There are several medications used in multiple sclerosis rehabilitation such as dalfamipridine which is used to treat difficulty walking, baclofen, methylprednisolone which is used to treat acute optic neuritis, amantadine and modafinil which are used to treat fatigue and emotional outbursts, and other experimental medications. Tizanidine, diazepam, clonazepam, and dantrolene which are used to control muscle spasticity.
Treatments for multiple sclerosis include interferon beta-1a, interferon beta-1b, natalizumab, glatiramer acetate, and mitoxantrone. Interferon beta-1a is used to treat relapsing forms of multiple sclerosis and is approved by the FDA. The drug has been shown to reduce the rate of MS relapses by 18-38 percent. Interferon beta-1b is a similar form of medication as interferon beta-1a, and it is also used to decrease relapses. It may also slow down the occurrence of physical disability.

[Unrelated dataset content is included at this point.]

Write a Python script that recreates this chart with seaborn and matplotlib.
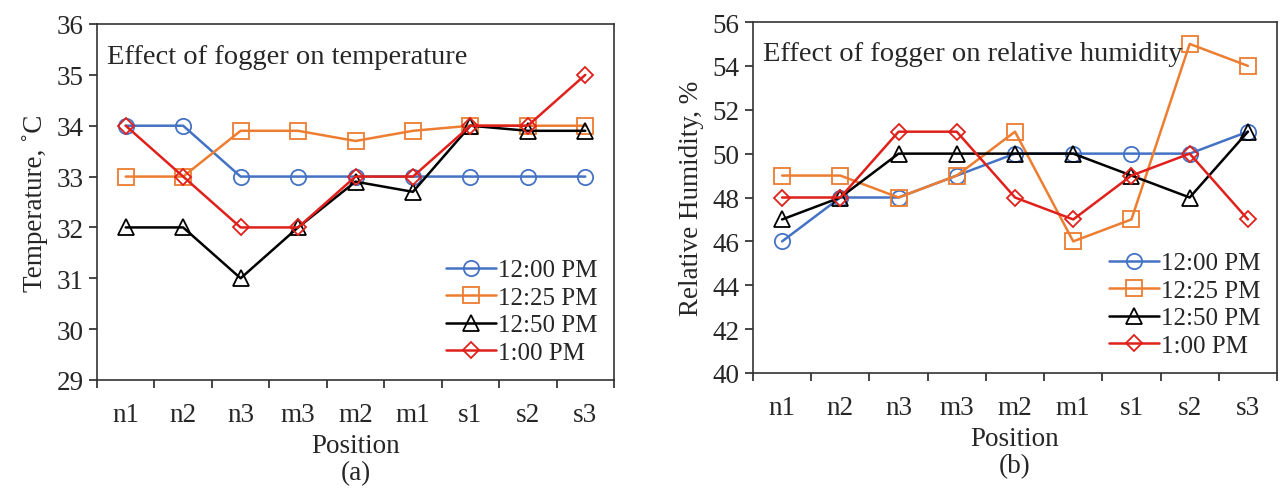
import numpy as np
import pandas as pd
import matplotlib
matplotlib.use("Agg")
import matplotlib.pyplot as plt
import seaborn as sns

positions = ["n1", "n2", "n3", "m3", "m2", "m1", "s1", "s2", "s3"]
times = ["12:00 PM", "12:25 PM", "12:50 PM", "1:00 PM"]

temp_1200 = [34, 34, 33, 33, 33, 33, 33, 33, 33]
temp_1225 = [33, 33, 33.9, 33.9, 33.7, 33.9, 34, 34, 34]
temp_1250 = [32, 32, 31, 32, 32.9, 32.7, 34, 33.9, 33.9]
temp_0100 = [34, 33, 32, 32, 33, 33, 34, 34, 35]

rh_1200 = [46, 48, 48, 49, 50, 50, 50, 50, 51]
rh_1225 = [49, 49, 48, 49, 51, 46, 47, 55, 54]
rh_1250 = [47, 48, 50, 50, 50, 50, 49, 48, 51]
rh_0100 = [48, 48, 51, 51, 48, 47, 49, 50, 47]

colors = ["#4472C4", "#ED7D31", "#000000", "#E0201B"]
markers = ["o", "s", "^", "D"]
msizes = [11, 11, 11, 8]


def long_form(series):
    rows = []
    for t, vals in zip(times, series):
        for i, v in enumerate(vals):
            rows.append({"pos": i, "time": t, "val": v})
    return pd.DataFrame(rows)


sns.set_style("ticks")
plt.rcParams["font.family"] = ["Liberation Serif", "DejaVu Serif"]
plt.rcParams["axes.linewidth"] = 1.2

fig = plt.figure(figsize=(12.82, 4.89), dpi=100)
ax1 = fig.add_axes([97 / 1282, 1 - 381 / 489, 517 / 1282, 356 / 489])
ax2 = fig.add_axes([753 / 1282, 1 - 374 / 489, 524 / 1282, 351 / 489])


def draw(ax, series, ylim, step, ylabel, title, tag):
    df = long_form(series)
    sns.lineplot(data=df, x="pos", y="val", hue="time", style="time",
                 palette=colors, markers=markers, dashes=False,
                 hue_order=times, style_order=times, legend=False,
                 ax=ax, linewidth=1.8)
    for line, c, ms in zip(ax.lines, colors, msizes):
        line.set_markerfacecolor("none")
        line.set_markeredgecolor(c)
        line.set_markeredgewidth(1.3)
        line.set_markersize(ms)
    ax.set_xlim(-0.5, 8.5)
    ax.set_ylim(*ylim)
    ax.set_yticks(np.arange(ylim[0], ylim[1] + 0.01, step))
    ax.set_xticks(range(len(positions)))
    ax.set_xticklabels(positions)
    ax.set_xticks(np.arange(-0.5, 9, 1), minor=True)
    ax.tick_params(axis="x", which="major", length=0, pad=16, labelsize=19.5)
    ax.tick_params(axis="x", which="minor", length=6, width=1.2, direction="out")
    ax.tick_params(axis="y", length=6, width=1.2, direction="out", labelsize=19.5)
    ax.set_xlabel("Position\n" + tag, fontsize=19.5, labelpad=4, linespacing=1.1)
    ax.set_ylabel(ylabel, fontsize=19.5, labelpad=6)
    ax.text(0.02, 0.91, title, transform=ax.transAxes, fontsize=20.5,
            va="center", ha="left")
    ax.legend(ax.lines, times, frameon=False, fontsize=18,
              loc="lower right", handlelength=2.0, handletextpad=0.1,
              labelspacing=0.2, borderaxespad=0.25)
    for s in ax.spines.values():
        s.set_visible(True)
        s.set_color("#333333")


draw(ax1, [temp_1200, temp_1225, temp_1250, temp_0100], (29, 36), 1,
     "Temperature, ˚C", "Effect of fogger on temperature", "(a)")
draw(ax2, [rh_1200, rh_1225, rh_1250, rh_0100], (40, 56), 2,
     "Relative Humidity, %", "Effect of fogger on relative humidity", "(b)")

fig.savefig("out.png", dpi=100)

Multiple sclerosis rehabilitation is in most cases necessary in order for patients to manage the symptoms of the disease and to be able to function in life. Multiple sclerosis rehab is used to maintain and restore functionality of patients with MS. Multiple sclerosis rehab can be used to help patients deal with fundamental tasks like walking, dressing themselves, being able to maintain their homes, and to teach them the use of mobility aids.
Restorative multiple sclerosis rehab is used to restore lost physical function. This type of multiple sclerosis rehabilitation involves training on how to live with decreased functionality and strengthening muscles with physical therapy. Maintenance or preventive multiple sclerosis rehab is used to preserve the patient’s functionality as the symptoms of MS progress. Preventative multiple sclerosis rehab helps to prevent complications and it also slows down or reduces the severity of physical disabilities.

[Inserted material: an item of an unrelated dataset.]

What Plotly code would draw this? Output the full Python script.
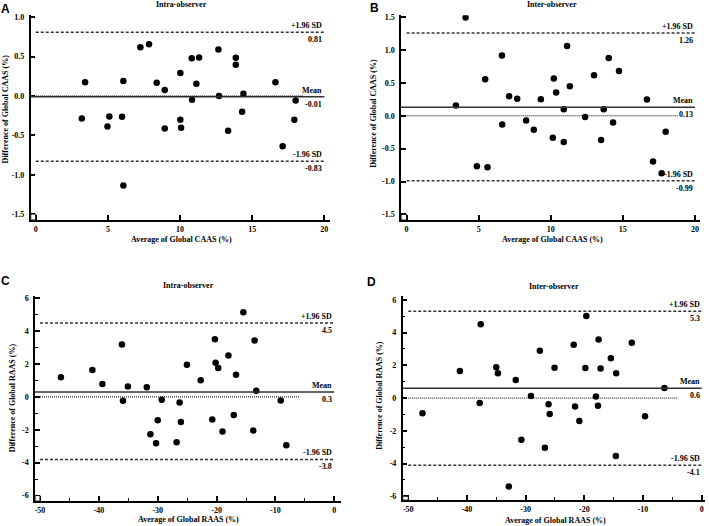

Physical therapists are used in multiple sclerosis rehab clinics to help patients with motor skills such as standing, walking, lifting, moving in a wheelchair and other tasks. They also train MS patients to use the wide number of aids that are available to them. Occupational therapists treat MS patients by focusing on developing skills that require upper body strength, fine motor control, and coordination as a part of multiple sclerosis rehab. OTs also teach patients how to deal with fatigue through energy conservation techniques and efficiency. Urologists treat urinary infections and bladder infections while gastroenterologists treat bowel difficulties as a part of multiple sclerosis rehabilitation.
Speech language pathologists work with MS patients to improve their speech in the case that MS makes speaking difficult. They help MS patients with memory problems, cognitive functioning, and the use of language. Speech therapy during multiple sclerosis rehab involves breath control techniques and speaking techniques. Psychologists help MS patients deal with the emotional and mental difficulties that MS patients or their families may struggle with. They may also treat sexual dysfunction during multiple sclerosis rehab along with the help of neurologists, urologists, and sex therapists.